Do this. Leave out the pictures and copy everything else below exactly.

>> begin Data excerpt

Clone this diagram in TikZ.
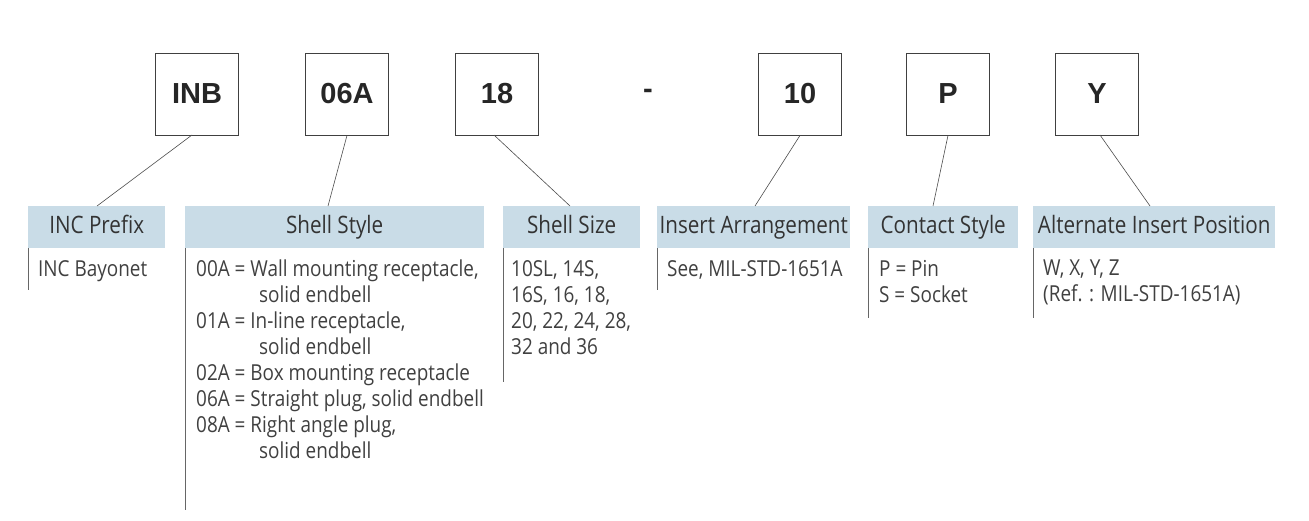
\documentclass[tikz,border=0pt]{standalone}
\usepackage{fontspec}
\setmainfont{Open Sans}[FakeStretch=0.86]
\newfontfamily\boxfont{Liberation Sans}
\begin{document}
\begin{tikzpicture}[x=1pt,y=-1pt,
  codebox/.style={draw=black!75,line width=0.8pt,minimum width=83pt,minimum height=82pt,font=\boxfont\bfseries\fontsize{29}{32}\selectfont,text=black!85},
  hdr/.style={fill=hdrblue,anchor=north west,minimum height=42pt,inner sep=0pt,text height=18pt,text depth=5pt,font=\fontsize{24}{26}\selectfont,text=black!80},
  body/.style={anchor=north west,align=left,inner sep=0pt,font=\fontsize{22}{26}\selectfont,text=black!75},
  conn/.style={draw=black!70,line width=0.6pt},
  vline/.style={draw=black!60,line width=0.6pt}]
\definecolor{hdrblue}{HTML}{C9DCE7}
\useasboundingbox (0,0) rectangle (1309,521);
\node[codebox] (b1) at (197,94) {INB};
\node[codebox] (b2) at (347,94) {06A};
\node[codebox] (b3) at (497,94) {18};
\node[font=\boxfont\bfseries\fontsize{29}{32}\selectfont,text=black!85] (dash) at (648,94) {-};
\node[codebox] (b4) at (800,94) {10};
\node[codebox] (b5) at (948,94) {P};
\node[codebox] (b6) at (1097,94) {Y};
\node[hdr,minimum width=137pt] (h1) at (28,206) {INC Prefix};
\node[hdr,minimum width=299pt] (h2) at (185,206) {Shell Style};
\node[hdr,minimum width=137pt] (h3) at (503,206) {Shell Size};
\node[hdr,minimum width=193pt] (h4) at (657,206) {Insert Arrangement};
\node[hdr,minimum width=150pt] (h5) at (868,206) {Contact Style};
\node[hdr,minimum width=242pt] (h6) at (1033,206) {Alternate Insert Position};
\coordinate (t1) at (97,206); \coordinate (t2) at (328,206);
\coordinate (t3) at (570,206); \coordinate (t4) at (755,206);
\coordinate (t5) at (933,206); \coordinate (t6) at (1150,206);
\draw[conn] (192,135) -- (t1);
\draw[conn] (b2.south) -- (t2);
\draw[conn] (494,135) -- (t3);
\draw[conn] (b4.south) -- (t4);
\draw[conn] (b5.south) -- (t5);
\draw[conn] (1100,135) -- (t6);
\draw[vline] (h1.south west) -- ++(0,42);
\draw[vline] (h2.south west) -- ++(0,262);
\draw[vline] (h3.south west) -- ++(0,134);
\draw[vline] (h4.south west) -- ++(0,42);
\draw[vline] (h5.south west) -- ++(0,70);
\draw[vline] (h6.south west) -- ++(0,70);
\node[body] (c1) at (38,260) {INC Bayonet};
\node[body] (c2) at (196,260) {00A = Wall mounting receptacle,\\\hspace*{63pt}solid endbell\\01A = In-line receptacle,\\\hspace*{63pt}solid endbell\\02A = Box mounting receptacle\\06A = Straight plug, solid endbell\\08A = Right angle plug,\\\hspace*{63pt}solid endbell};
\node[body] (c3) at (511,260) {10SL, 14S,\\16S, 16, 18,\\20, 22, 24, 28,\\32 and 36};
\node[body] (c4) at (667,260) {See, MIL-STD-1651A};
\node[body] (c5) at (879,260) {P = Pin\\S = Socket};
\node[body] (c6) at (1043,260) {W, X, Y, Z\\(Ref. : MIL-STD-1651A)};
\end{tikzpicture}
\end{document}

>> end Data excerpt

Result of the task.
Clone this diagram in TikZ.
\documentclass[tikz,border=0pt]{standalone}
\usepackage{fontspec}
\setmainfont{Open Sans}[FakeStretch=0.86]
\newfontfamily\boxfont{Liberation Sans}
\begin{document}
\begin{tikzpicture}[x=1pt,y=-1pt,
  codebox/.style={draw=black!75,line width=0.8pt,minimum width=83pt,minimum height=82pt,font=\boxfont\bfseries\fontsize{29}{32}\selectfont,text=black!85},
  hdr/.style={fill=hdrblue,anchor=north west,minimum height=42pt,inner sep=0pt,text height=18pt,text depth=5pt,font=\fontsize{24}{26}\selectfont,text=black!80},
  body/.style={anchor=north west,align=left,inner sep=0pt,font=\fontsize{22}{26}\selectfont,text=black!75},
  conn/.style={draw=black!70,line width=0.6pt},
  vline/.style={draw=black!60,line width=0.6pt}]
\definecolor{hdrblue}{HTML}{C9DCE7}
\useasboundingbox (0,0) rectangle (1309,521);
\node[codebox] (b1) at (197,94) {INB};
\node[codebox] (b2) at (347,94) {06A};
\node[codebox] (b3) at (497,94) {18};
\node[font=\boxfont\bfseries\fontsize{29}{32}\selectfont,text=black!85] (dash) at (648,94) {-};
\node[codebox] (b4) at (800,94) {10};
\node[codebox] (b5) at (948,94) {P};
\node[codebox] (b6) at (1097,94) {Y};
\node[hdr,minimum width=137pt] (h1) at (28,206) {INC Prefix};
\node[hdr,minimum width=299pt] (h2) at (185,206) {Shell Style};
\node[hdr,minimum width=137pt] (h3) at (503,206) {Shell Size};
\node[hdr,minimum width=193pt] (h4) at (657,206) {Insert Arrangement};
\node[hdr,minimum width=150pt] (h5) at (868,206) {Contact Style};
\node[hdr,minimum width=242pt] (h6) at (1033,206) {Alternate Insert Position};
\coordinate (t1) at (97,206); \coordinate (t2) at (328,206);
\coordinate (t3) at (570,206); \coordinate (t4) at (755,206);
\coordinate (t5) at (933,206); \coordinate (t6) at (1150,206);
\draw[conn] (192,135) -- (t1);
\draw[conn] (b2.south) -- (t2);
\draw[conn] (494,135) -- (t3);
\draw[conn] (b4.south) -- (t4);
\draw[conn] (b5.south) -- (t5);
\draw[conn] (1100,135) -- (t6);
\draw[vline] (h1.south west) -- ++(0,42);
\draw[vline] (h2.south west) -- ++(0,262);
\draw[vline] (h3.south west) -- ++(0,134);
\draw[vline] (h4.south west) -- ++(0,42);
\draw[vline] (h5.south west) -- ++(0,70);
\draw[vline] (h6.south west) -- ++(0,70);
\node[body] (c1) at (38,260) {INC Bayonet};
\node[body] (c2) at (196,260) {00A = Wall mounting receptacle,\\\hspace*{63pt}solid endbell\\01A = In-line receptacle,\\\hspace*{63pt}solid endbell\\02A = Box mounting receptacle\\06A = Straight plug, solid endbell\\08A = Right angle plug,\\\hspace*{63pt}solid endbell};
\node[body] (c3) at (511,260) {10SL, 14S,\\16S, 16, 18,\\20, 22, 24, 28,\\32 and 36};
\node[body] (c4) at (667,260) {See, MIL-STD-1651A};
\node[body] (c5) at (879,260) {P = Pin\\S = Socket};
\node[body] (c6) at (1043,260) {W, X, Y, Z\\(Ref. : MIL-STD-1651A)};
\end{tikzpicture}
\end{document}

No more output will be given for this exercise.